Second, LGBT Muslims are more likely than not to share this important part of their lives with people in their lives. The survey also asked respondents who identified as lesbian, gay, or bisexual who they had “come out” to in their lives. While 22% of the 55 respondents who answered these questions had not come out to anyone in their lives, a larger percentage shared their gender and sexual identities with the people in their lives: 58% had come out to their friends, 38% had come out to their families, 34% had come out to their co-workers, and 31% had come out on social media. About one in four LGBT American Muslims (24%) had come out to everyone in their lives.
Moreover, when asked how important religion was in their lives, both LGBT Muslims and non-LGBT Muslims care about religion at similar rates. The survey asked respondents the following question: “How important is religion in your life – (4) very important, (3) somewhat important, (2) not too important, or (1) not at all important?” Over 70% of LGBT Muslims stated that religion was either somewhat or very important in their lives, while around 79% of non-LGBT Muslims agreed. Moreover, the groups were not significantly different in levels of agreement. These findings indicate that religious importance and LGBT identity do in fact coexist, presenting an important challenge to the rhetoric that Trump and other politicians have openly espoused.

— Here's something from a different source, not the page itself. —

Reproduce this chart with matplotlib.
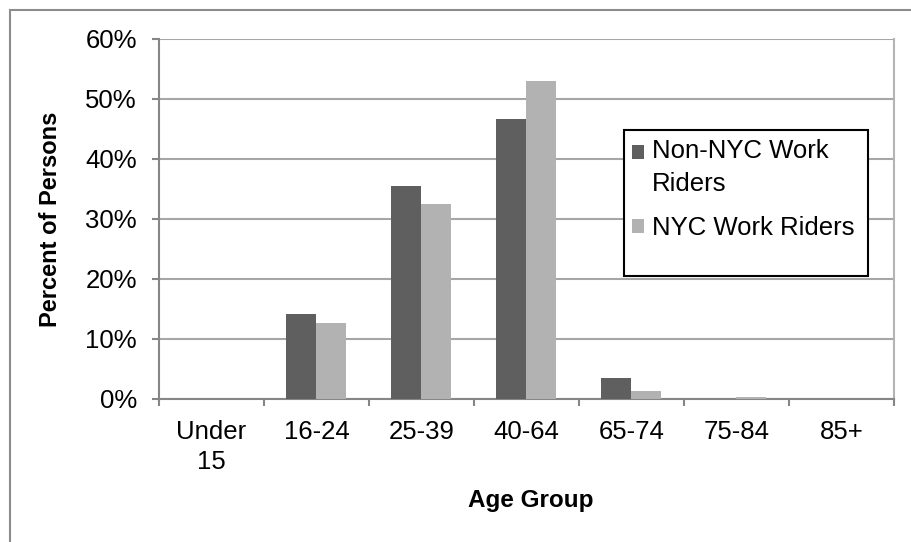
import numpy as np
import matplotlib.pyplot as plt
from matplotlib.patches import Rectangle
from matplotlib.legend_handler import HandlerPatch
from matplotlib.ticker import PercentFormatter, FixedLocator

plt.rcParams['font.family'] = ['Liberation Sans', 'DejaVu Sans']

age_groups = ["Under\n15", "16-24", "25-39", "40-64", "65-74", "75-84", "85+"]
non_nyc = [0.0, 14.2, 35.5, 46.7, 3.5, 0.05, 0.0]
nyc = [0.0, 12.7, 32.5, 53.0, 1.3, 0.3, 0.05]
series_names = ["Non-NYC Work\nRiders", "NYC Work Riders"]

W, H = 912, 542
fs = 18.5
fig = plt.figure(figsize=(W / 100, H / 100), dpi=100)
ax = fig.add_axes([159 / W, 1 - 399 / H, (894 - 159) / W, (399 - 39) / H])

x = np.arange(len(age_groups))
bw = 30 / 105
b1 = ax.bar(x - bw / 2, non_nyc, bw, color="#5f5f5f", zorder=3)
b2 = ax.bar(x + bw / 2, nyc, bw, color="#b2b2b2", zorder=3)

ax.set_xlim(-0.5, len(age_groups) - 0.5)
ax.set_ylim(0, 60)
ax.yaxis.set_major_locator(FixedLocator(np.arange(0, 61, 10)))
ax.yaxis.set_major_formatter(PercentFormatter(decimals=0))
ax.grid(axis="y", color="#a6a6a6", lw=1.5, zorder=0)

ax.set_xticks(x)
ax.set_xticklabels(age_groups)
ax.set_xticks(np.arange(-0.5, len(age_groups)), minor=True)
ax.tick_params(axis="x", which="major", length=0, pad=15, labelsize=fs)
ax.tick_params(axis="x", which="minor", length=5, width=1.5, color="#868686", direction="out")
ax.tick_params(axis="y", length=5, width=1.5, color="#868686", direction="out", pad=11, labelsize=fs)
for lbl in ax.get_xticklabels():
    lbl.set_linespacing(1.3)

for s in ["left", "bottom"]:
    ax.spines[s].set_color("#868686")
    ax.spines[s].set_linewidth(1.5)
ax.spines["top"].set_visible(False)
ax.spines["right"].set_color("#b4b4b4")
ax.spines["right"].set_linewidth(1.5)

fig.text(51 / W, 1 - 219 / H, "Percent of Persons", rotation=90, ha="center", va="center",
         fontsize=17, fontweight="bold")
fig.text(531 / W, 1 - 500 / H, "Age Group", ha="center", va="center",
         fontsize=17.5, fontweight="bold")


# first legend square sits level with the first line of its two-line label
def raised_square(legend, orig_handle, xdescent, ydescent, width, height, fontsize):
    return Rectangle((-xdescent, -ydescent + 0.62 * fontsize), width, height)


# legend box drawn separately, Excel style with empty space below
fig.patches.append(Rectangle((624 / W, 1 - 276 / H), (868 - 624) / W, (276 - 130) / H,
                             transform=fig.transFigure, fill=True, facecolor="white",
                             edgecolor="black", lw=1.5, zorder=5))
leg = fig.legend([b1[0], b2[0]], series_names, loc="upper left",
                 bbox_to_anchor=(632 / W, 1 - 139 / H), frameon=False, fontsize=fs,
                 handlelength=0.48, handleheight=0.48, handletextpad=0.3,
                 labelspacing=0.8, borderpad=0, borderaxespad=0,
                 handler_map={b1[0]: HandlerPatch(patch_func=raised_square)})
for t in leg.get_texts():
    t.set_linespacing(1.45)
leg.set_zorder(6)

# outer chart border
fig.patches.append(Rectangle((10 / W, -0.1), 1.2, 1 - 10 / H + 0.1, transform=fig.transFigure,
                             fill=False, edgecolor="#8c8c8c", lw=1.5))

fig.savefig("out.png", dpi=100)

Finally, LGBT Muslims in our sample were equally attached to their LGBT and Muslim identities— attachment to one doesn’t preclude attachment with the other. All Muslim respondents were asked a linked-fate survey question: “How much do you think what happens to Muslim people here in the U.S. will have something to do with what happens in your life?” In addition, most LGBT Muslims (n=55, out of 64) were asked an LGBT linked-fate question: “How much do you think what happens to gay, lesbian, queer people in this country will have something to do with what happens in your life?” Response options to both questions varied on a scale of 1-5 ranging from “Nothing to do with what happens in my life” (1) to “A huge amount to do with what happens in my life (5).

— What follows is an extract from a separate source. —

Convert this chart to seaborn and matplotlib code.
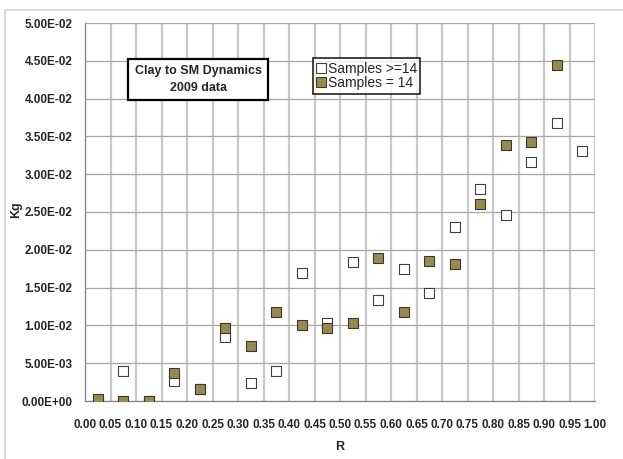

Turning first to the Muslim linked-fate question, on average, all Muslims in the sample scored 3.39 (n=581), while LGBT Muslims scored 3.31 (n=64), a non-statistically significant difference. Next, turning to the LGBT linked-fate question, on average respondents scored 3.0, a non-statistically significant difference from their Muslim linked-fate question (3.31). This suggests that LGBT members of the Muslim community hold concurrent, politicized group identities.

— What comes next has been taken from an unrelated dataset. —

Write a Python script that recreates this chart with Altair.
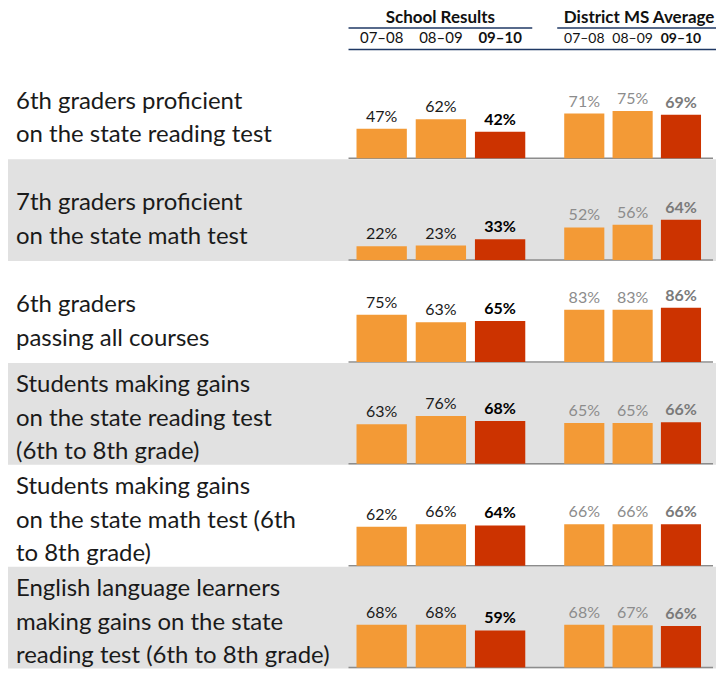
import altair as alt
import pandas as pd

# ---- data ----
row_labels = [
    "6th graders proficient\non the state reading test",
    "7th graders proficient\non the state math test",
    "6th graders\npassing all courses",
    "Students making gains\non the state reading test\n(6th to 8th grade)",
    "Students making gains\non the state math test (6th\nto 8th grade)",
    "English language learners\nmaking gains on the state\nreading test (6th to 8th grade)",
]
periods = ["07–08", "08–09", "09–10"]
school_values = [
    [47, 62, 42],
    [22, 23, 33],
    [75, 63, 65],
    [63, 76, 68],
    [62, 66, 64],
    [68, 68, 59],
]
district_values = [
    [71, 75, 69],
    [52, 56, 64],
    [83, 83, 86],
    [65, 65, 66],
    [66, 66, 66],
    [68, 67, 66],
]

# ---- layout constants ----
W, H = 709, 661
ROW_PX = 102.0
TOP = 49 / ROW_PX            # top of first row, in row units
BAR_UNIT = 0.63 / ROW_PX     # row units per percentage point
LINE_H = 33.5
FONT = "Lato"
ORANGE = "#F39A36"
RED = "#CC3300"
NAVY = "#1F3864"
CUR = "datum.period == '09–10'"

yscale = alt.Scale(domain=[0, H / ROW_PX], reverse=True, nice=False, zero=False)

def long_df(values):
    recs = []
    for i, row in enumerate(values):
        for p, v in zip(periods, row):
            recs.append({"row": i, "period": p, "value": v, "label": f"{v}%"})
    return pd.DataFrame(recs)

school_df = long_df(school_values)
district_df = long_df(district_values)
label_df = pd.DataFrame({
    "row": list(range(len(row_labels))),
    "text": row_labels,
    "nlines": [len(t.split("\n")) for t in row_labels],
})
period_df = pd.DataFrame({"period": periods})
one = pd.DataFrame({"a": [0]})

calc_base = f"datum.row + {TOP} + 0.99"
calc_top = f"datum.row + {TOP} + 0.99 - datum.value * {BAR_UNIT}"

# background bands
bg = alt.Chart(label_df).transform_filter("datum.row % 2 == 1").transform_calculate(
    y0=f"datum.row + {TOP}", y1=f"datum.row + {TOP} + 1"
).mark_rect(color="#E1E1E1").encode(
    x=alt.value(0), x2=alt.value(W),
    y=alt.Y("y0:Q", scale=yscale, axis=None), y2="y1:Q",
)

# baselines
base_rules = alt.Chart(label_df).transform_calculate(
    base=calc_base
).mark_rule(color="#8C8C8C", strokeWidth=1.5).encode(
    x=alt.value(341), x2=alt.value(706),
    y=alt.Y("base:Q", scale=yscale, axis=None),
)

# row labels (first line position so that the block is centred in its row)
labels = alt.Chart(label_df).transform_calculate(
    ly=(f"datum.row + {TOP} + 0.5 + (datum.nlines == 2 ? 10 : 5) / {ROW_PX}"
        f" - (datum.nlines - 1) * {LINE_H / 2} / {ROW_PX}")
).mark_text(
    align="left", baseline="middle", font=FONT, fontSize=24, lineHeight=LINE_H,
    lineBreak="\n", color="#1a1a1a",
).encode(
    x=alt.value(8),
    y=alt.Y("ly:Q", scale=yscale, axis=None),
    text="text:N",
)

def group(df, rng, pad, txt_color, txt_bold_color, title, title_x, head_size):
    xs = alt.Scale(domain=periods, range=rng, paddingInner=pad, paddingOuter=0)
    x = alt.X("period:N", scale=xs, axis=None)
    base = alt.Chart(df).transform_calculate(base=calc_base, top=calc_top)
    bars = base.mark_bar().encode(
        x=x,
        y=alt.Y("base:Q", scale=yscale, axis=None),
        y2="top:Q",
        color=alt.condition(CUR, alt.value(RED), alt.value(ORANGE)),
    )
    vals_n = base.transform_filter(f"!({CUR})").mark_text(
        baseline="bottom", dy=-4, font=FONT, fontSize=16, color=txt_color
    ).encode(x=x, y=alt.Y("top:Q", scale=yscale, axis=None), text="label:N")
    vals_b = base.transform_filter(CUR).mark_text(
        baseline="bottom", dy=-4, font=FONT, fontSize=16, fontWeight="bold", color=txt_bold_color
    ).encode(x=x, y=alt.Y("top:Q", scale=yscale, axis=None), text="label:N")
    head_n = alt.Chart(period_df).transform_filter(f"!({CUR})").mark_text(
        baseline="alphabetic", font=FONT, fontSize=head_size, color="#111"
    ).encode(x=x, y=alt.value(35), text="period:N")
    head_b = alt.Chart(period_df).transform_filter(CUR).mark_text(
        baseline="alphabetic", font=FONT, fontSize=head_size, fontWeight="bold", color="#111"
    ).encode(x=x, y=alt.value(35), text="period:N")
    ttl = alt.Chart(one).mark_text(
        baseline="alphabetic", font=FONT, fontSize=17, fontWeight="bold", color="#111"
    ).encode(x=alt.value(title_x), y=alt.value(15), text=alt.value(title))
    return alt.layer(bars, vals_n, vals_b, head_n, head_b, ttl)

school = group(school_df, [349, 518], 0.15, "#1a1a1a", "#000000", "School Results", 433, 15)
district = group(district_df, [557, 694], 0.17, "#8C8C8C", "#7A7A7A", "District MS Average", 632, 14)

u1 = alt.Chart(one).mark_rule(color=NAVY, strokeWidth=1.5).encode(
    x=alt.value(341), x2=alt.value(525), y=alt.value(19.5))
u2 = alt.Chart(one).mark_rule(color=NAVY, strokeWidth=1.5).encode(
    x=alt.value(550), x2=alt.value(709), y=alt.value(19.5))
u3 = alt.Chart(one).mark_rule(color=NAVY, strokeWidth=1.5).encode(
    x=alt.value(341), x2=alt.value(709), y=alt.value(41))

chart = alt.layer(bg, base_rules, labels, u1, u2, u3, school, district).resolve_scale(
    x="independent"
).properties(
    width=W, height=H, padding=0, background="white"
).configure_view(stroke=None)

chart.save("out.html", embed_options={"renderer": "svg", "actions": False})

Together, our findings shed more light on the LGBT Muslim population. They demonstrate that a non-negligible portion of the U.S. Muslim population identifies as LGBT. Moreover, they show that LGBT Muslims are equally attached to their LGBT and Muslim identities, challenging the notion that attachment to these identities is mutually exclusive. And, they contest the idea that Muslim homophobia is rampant. Many LGBT Muslims are out to their family, friends and the public. While it is widely assumed that LGBT Muslims cannot be both attached to their Muslim and LGBT identities, very little evidence has been brought to bear on this question, and the evidence here dispels this paternalizing myth
 Though small in sample size (n=89), this survey also found that 77% of Muslims in the sample disagreed with “Allowing a small business owner in your state to refuse to provide products or services to gay or lesbian people, if doing so violates their religious beliefs.
 We do not know the true size and composition of the U.S. Muslim population because the Census does not ask questions on religion. For a more detailed discussion, see Hobbs and Lajevardi (2019), p. 271. Nonetheless, PRRI estimates that Muslims compose 1% of the U.S. population.
 In total, 20 people indicated they are transgender. Of those, 11 also indicated they were either lesbian, gay, or bisexual.